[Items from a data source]
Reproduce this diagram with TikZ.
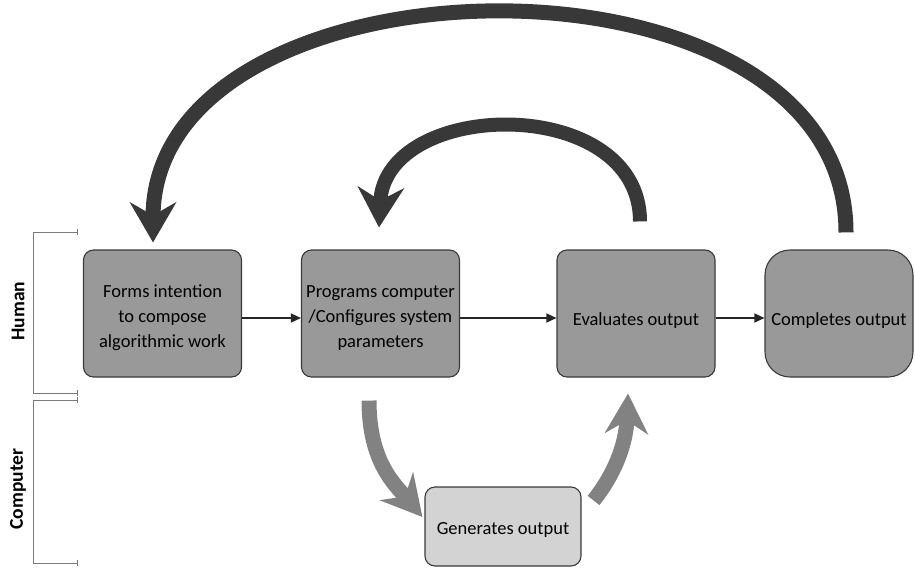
\documentclass[tikz,border=0pt]{standalone}
\usepackage{fontspec}
\setmainfont{Carlito}
\usetikzlibrary{arrows.meta}

\definecolor{boxgray}{HTML}{999999}
\definecolor{lightbox}{HTML}{D3D3D3}
\definecolor{edgegray}{HTML}{3A3A3A}
\definecolor{loopdark}{HTML}{383838}
\definecolor{flowgray}{HTML}{828282}
\definecolor{rulegray}{HTML}{7A7A7A}

\newcommand{\lift}[1]{\rule{0pt}{#1}}

\begin{document}
\begin{tikzpicture}[x=1pt, y=-1pt,
    stage/.style={draw=edgegray, line width=1.1pt, fill=boxgray, rounded corners=10pt,
        minimum width=158pt, minimum height=127pt, inner sep=0pt, align=center,
        font=\fontsize{18.5}{25}\selectfont},
    oneline/.style={execute at begin node={\lift{27pt}}},
    machine/.style={stage, fill=lightbox, minimum width=156pt, minimum height=79pt,
        execute at begin node={\lift{19pt}}},
    flow/.style={draw=black!85, line width=1.5pt, -{Triangle[length=10pt, width=9pt]}},
    loopback/.style={draw=loopdark, -{Stealth[length=40pt, width=46pt, inset=13pt]}},
    computes/.style={draw=flowgray, line width=15pt, -{Stealth[length=40pt, width=43pt, inset=13pt]}},
    lane/.style={draw=rulegray, line width=1pt, {Bar[width=6pt]}-{Bar[width=6pt]}},
    lanelabel/.style={rotate=90, font=\fontsize{19.5}{22}\bfseries\selectfont}]
    \useasboundingbox (0,0) rectangle (915,568);
    % Lanes
    \draw[lane] (78,232) -- (33,232) -- (33,393) -- (78,393);
    \draw[lane] (78,400) -- (33,400) -- (33,563) -- (78,563);
    \node[lanelabel] (human) at (18,311) {Human};
    \node[lanelabel] (computer) at (18,489) {Computer};
    % Stages
    \node[stage] (form) at (162.5,313.5) {\lift{21pt}Forms intention\\to compose\\algorithmic work};
    \node[stage] (prog) at (380.5,313.5) {\lift{21pt}Programs computer\\/Configures system\\parameters};
    \node[stage, oneline] (eval) at (636,313.5) {Evaluates output};
    \node[stage, oneline, rounded corners=25pt, minimum width=148pt] (done) at (839,313.5) {Completes output};
    \node[machine] (gen) at (503,526.5) {Generates output};
    % Forward steps
    \draw[flow] ([yshift=-4.5pt]form.east) -- ([yshift=-4.5pt]prog.west);
    \draw[flow] ([yshift=-4.5pt]prog.east) -- ([yshift=-4.5pt]eval.west);
    \draw[flow] ([yshift=-4.5pt]eval.east) -- ([yshift=-4.5pt]done.west);
    % Computer loop
    \draw[computes] ([xshift=-11.5pt, yshift=-23pt]prog.south)
        .. controls +(0,62) and +(-27,-32) .. ([xshift=-2pt, yshift=9.5pt]gen.west);
    \draw[computes] ([xshift=12pt, yshift=-14pt]gen.north east)
        .. controls +(20,-25) and +(-2,52) .. ([xshift=-8pt, yshift=-16pt]eval.south);
    % Feedback loops
    \draw[loopback, line width=14pt] ([xshift=4pt, yshift=28pt]eval.north)
        .. controls +(0,-128) and +(6,-130) .. ([xshift=-1.5pt, yshift=22pt]prog.north);
    \draw[loopback, line width=15pt] ([xshift=7pt, yshift=17pt]done.north)
        .. controls +(0,-300) and +(0,-296) .. ([xshift=-9.5pt, yshift=7pt]form.north);
\end{tikzpicture}
\end{document}
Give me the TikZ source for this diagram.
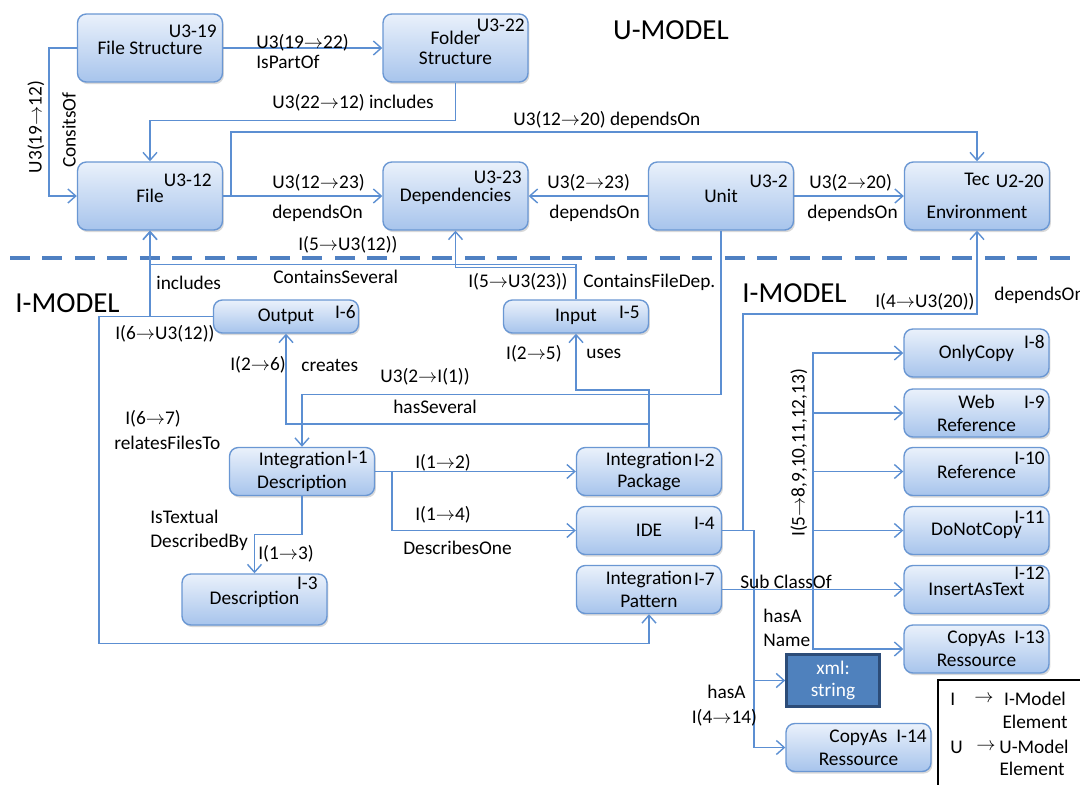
\documentclass[tikz,border=0pt]{standalone}
\usepackage{fontspec}
\setmainfont{Carlito}
\usetikzlibrary{arrows.meta,shadows}
\definecolor{boxtop}{HTML}{EAF1FB}
\definecolor{boxbot}{HTML}{A7C4EC}
\definecolor{boxedge}{HTML}{6A97D3}
\definecolor{wire}{HTML}{5C8FD2}
\definecolor{sepline}{HTML}{4F80C2}
\definecolor{xmlfill}{HTML}{4F81BD}
\definecolor{xmledge}{HTML}{2C4C78}
\newcommand{\rto}{\ensuremath{\rightarrow}}

\begin{document}
\begin{tikzpicture}[x=0.02cm,y=-0.02cm,font=\fontsize{11}{13}\selectfont,
  conn/.style={wire,line width=0.8pt,-{Straight Barb[length=4.5pt,width=8pt]}},
  box/.style={draw=boxedge,line width=0.8pt,rounded corners=5pt,
    top color=boxtop,bottom color=boxbot,align=center,inner sep=1pt,
    drop shadow={shadow xshift=0.8pt,shadow yshift=-1.2pt,opacity=0.3},
    minimum width=2.9cm},
  ubox/.style={box,minimum height=1.36cm},
  ibox/.style={box,minimum height=0.96cm},
  thinbox/.style={box,minimum height=0.66cm},
  xmlbox/.style={draw=xmledge,line width=1.8pt,fill=xmlfill,text=white,
    align=center,minimum width=1.85cm,minimum height=1.05cm},
  idtxt/.style={anchor=east,inner sep=0pt},
  lbl/.style={anchor=west,inner sep=0pt},
  title/.style={font=\fontsize{16.5}{18}\selectfont,inner sep=0pt}]
\useasboundingbox (0,0) rectangle (1080,785);
% model border
\draw[sepline,line width=2.7pt,dash pattern=on 0.4cm off 0.25cm] (10,258) -- (1080,258);
\node[title] (utitle) at (671,30) {U-MODEL};
\node[title,anchor=west] (ititle) at (15,303) {I-MODEL};
\node[title,anchor=west] (ititle2) at (742,293) {I-MODEL};
% U-model elements
\node[ubox] (fs) at (150,48) {\raisebox{-4pt}{File Structure}};
\node[ubox] (fold) at (455.5,48) {Folder\\[-2pt]Structure};
\node[ubox] (file) at (150,196) {\raisebox{-2pt}{File}};
\node[ubox] (dep) at (455.5,196) {\raisebox{-7pt}{Dependencies}};
\node[ubox] (unit) at (721,196) {Unit};
\node[ubox] (tec) at (977,196) {Tec\\[6pt]Environment};
\node[idtxt] (fsid) at (217,31) {U3-19};
\node[idtxt] (foldid) at (525,25) {U3-22};
\node[idtxt] (fileid) at (212,180) {U3-12};
\node[idtxt] (depid) at (522,177) {U3-23};
\node[idtxt] (unitid) at (788,181) {U3-2};
\node[idtxt] (tecid) at (1044,181) {U2-20};
% I-model elements
\node[thinbox] (out) at (286,316.5) {Output};
\node[thinbox] (inp) at (576,316.5) {Input};
\node[ibox] (i1) at (302,471.5) {Integration\\Description};
\node[ibox] (pkg) at (649,471.5) {Integration\\Package};
\node[ibox] (ide) at (649,530.5) {IDE};
\node[ibox] (pat) at (649,589.5) {Integration\\Pattern};
\node[ibox,minimum height=1.02cm] (desc) at (254.5,599.5) {Description};
\node[ibox] (i8) at (976.5,353) {OnlyCopy};
\node[ibox] (i9) at (976.5,413) {Web\\Reference};
\node[ibox] (i10) at (976.5,471.5) {Reference};
\node[ibox] (i11) at (976.5,530.5) {DoNotCopy};
\node[ibox] (i12) at (976.5,589.5) {InsertAsText};
\node[ibox] (i13) at (976.5,649) {CopyAs\\Ressource};
\node[ibox] (i14) at (858.5,747.5) {CopyAs\\Ressource};
\node[xmlbox] (xml) at (833,680.5) {xml:\\string};
\node[idtxt] (outid) at (356,312) {I-6};
\node[idtxt] (inpid) at (640,312) {I-5};
\node[idtxt] (i1id) at (368,457) {I-1};
\node[idtxt] (pkgid) at (715,460) {I-2};
\node[idtxt] (ideid) at (715,523) {I-4};
\node[idtxt] (patid) at (715,579) {I-7};
\node[idtxt] (descid) at (318,583) {I-3};
\node[idtxt] (i8id) at (1045,342) {I-8};
\node[idtxt] (i9id) at (1045,402) {I-9};
\node[idtxt] (i10id) at (1045,458) {I-10};
\node[idtxt] (i11id) at (1045,517) {I-11};
\node[idtxt] (i12id) at (1045,573) {I-12};
\node[idtxt] (i13id) at (1045,637) {I-13};
\node[idtxt] (i14id) at (927,736) {I-14};
% U-model relations
\draw[conn] (fs) -- (fold);
\draw[conn] (fold.south) -- ++(0,38) -| (file.north);
\draw[conn] (fs.west) -- ++(-28,0) |- (file.west);
\draw[conn] (file) -- (dep);
\draw[conn] (file.east) -- ++(8,0) -- ++(0,-64) -| (tec.north);
\draw[conn] (unit) -- (dep);
\draw[conn] (unit) -- (tec);
% I-model relations
\draw[conn] (inp.north) -- ++(0,-35) -| (file.south);
\draw[conn] (inp.north) -- ++(0,-32) -| (dep.south);
\draw[conn] (out.west) -| (file.south);
\draw[conn] (out.west) -- ++(-114,0) -- ++(0,327) -| (pat.south);
\draw[conn] (unit.south) -- ++(0,164) -| (i1.north);
\draw[conn] (pkg.north) -- ++(0,-23) -| (out.south);
\draw[conn] (pkg.north) -- ++(0,-57) -| (inp.south);
\draw[conn] (i1) -- (pkg);
\draw[conn] (i1.east) -- ++(17,0) |- (ide.west);
\draw[conn] (i1.south) -- ++(0,38) -| (desc.north);
\draw[conn] (ide.east) -- ++(21,0) -- ++(0,-216.5) -| (tec.south);
\draw[conn] (ide.east) -- ++(32,0) |- (i14.west);
\draw[conn] (ide.east) -- ++(32,0) |- (xml.west);
\foreach \tgt in {i8,i9,i10,i11,i12,i13}{ \draw[conn] (pat.east) -- ++(91,0) |- (\tgt.west); }
% relation labels
\node[lbl] (a1) at (256,43) {U3(19\rto22)};
\node[lbl] (a2) at (256,62) {IsPartOf};
\node[rotate=90,inner sep=0pt] (a3) at (36,127) {U3(19\rto12)};
\node[rotate=90,inner sep=0pt] (a4) at (69,130) {ConsitsOf};
\node[lbl] (a5) at (272,103) {U3(22\rto12) includes};
\node[lbl] (a6) at (513,120) {U3(12\rto20) dependsOn};
\node[lbl] (a7) at (272,183) {U3(12\rto23)};
\node[lbl] (a8) at (272,213) {dependsOn};
\node[lbl] (a9) at (547,183) {U3(2\rto23)};
\node[lbl] (a10) at (549,213) {dependsOn};
\node[lbl] (a11) at (809,183) {U3(2\rto20)};
\node[lbl] (a12) at (807,213) {dependsOn};
\node[lbl] (b1) at (298,245) {I(5\rto U3(12))};
\node[lbl] (b2) at (273,277) {ContainsSeveral};
\node[lbl] (b3) at (156,283) {includes};
\node[lbl] (b4) at (115,334) {I(6\rto U3(12))};
\node[lbl] (b5) at (468,282) {I(5\rto U3(23))};
\node[lbl] (b6) at (583,282) {ContainsFileDep.};
\node[lbl] (b7) at (875,302) {I(4\rto U3(20))};
\node[lbl] (b8) at (994,295) {dependsOn};
\node[anchor=east,inner sep=0pt] (b9) at (562,354) {I(2\rto5)};
\node[lbl] (b10) at (586,354) {uses};
\node[lbl] (b11) at (230,365) {I(2\rto6)};
\node[lbl] (b12) at (301,365) {creates};
\node[lbl] (b13) at (380,377) {U3(2\rto I(1))};
\node[lbl] (b14) at (393,407) {hasSeveral};
\node[lbl] (b15) at (125,419) {I(6\rto7)};
\node[lbl] (b16) at (114,443) {relatesFilesTo};
\node[lbl] (b17) at (415,463) {I(1\rto2)};
\node[lbl] (b18) at (415,515) {I(1\rto4)};
\node[lbl] (b19) at (403,548) {DescribesOne};
\node[lbl] (b20) at (150,517) {IsTextual};
\node[lbl] (b21) at (150,542) {DescribedBy};
\node[lbl] (b22) at (258,554) {I(1\rto3)};
\node[lbl] (b23) at (740,582) {Sub ClassOf};
\node[lbl] (b24) at (763,616) {hasA};
\node[lbl] (b25) at (763,640) {Name};
\node[lbl] (b26) at (707,692) {hasA};
\node[lbl] (b27) at (691.5,718) {I(4\rto14)};
\node[rotate=90,inner sep=0pt] (b28) at (799,453) {I(5\rto8,9,10,11,12,13)};
% legend
\draw[line width=1.6pt] (938,680) rectangle (1100,800);
\node[lbl] (k1) at (950,699) {I};
\node[inner sep=0pt] (k2) at (984,699) {\rto};
\node[inner sep=0pt] (k3) at (1035,699) {I-Model};
\node[inner sep=0pt] (k4) at (1035,722) {Element};
\node[lbl] (k5) at (950,747) {U};
\node[inner sep=0pt] (k6) at (986,747) {\rto};
\node[inner sep=0pt] (k7) at (1034,747) {U-Model};
\node[inner sep=0pt] (k8) at (1032,769) {Element};
\end{tikzpicture}
\end{document}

- [Challenge]:
Where a line holds "diagram", copy that line.

- [Solution below]:
Reproduce this diagram with TikZ.
Give me the TikZ source for this diagram.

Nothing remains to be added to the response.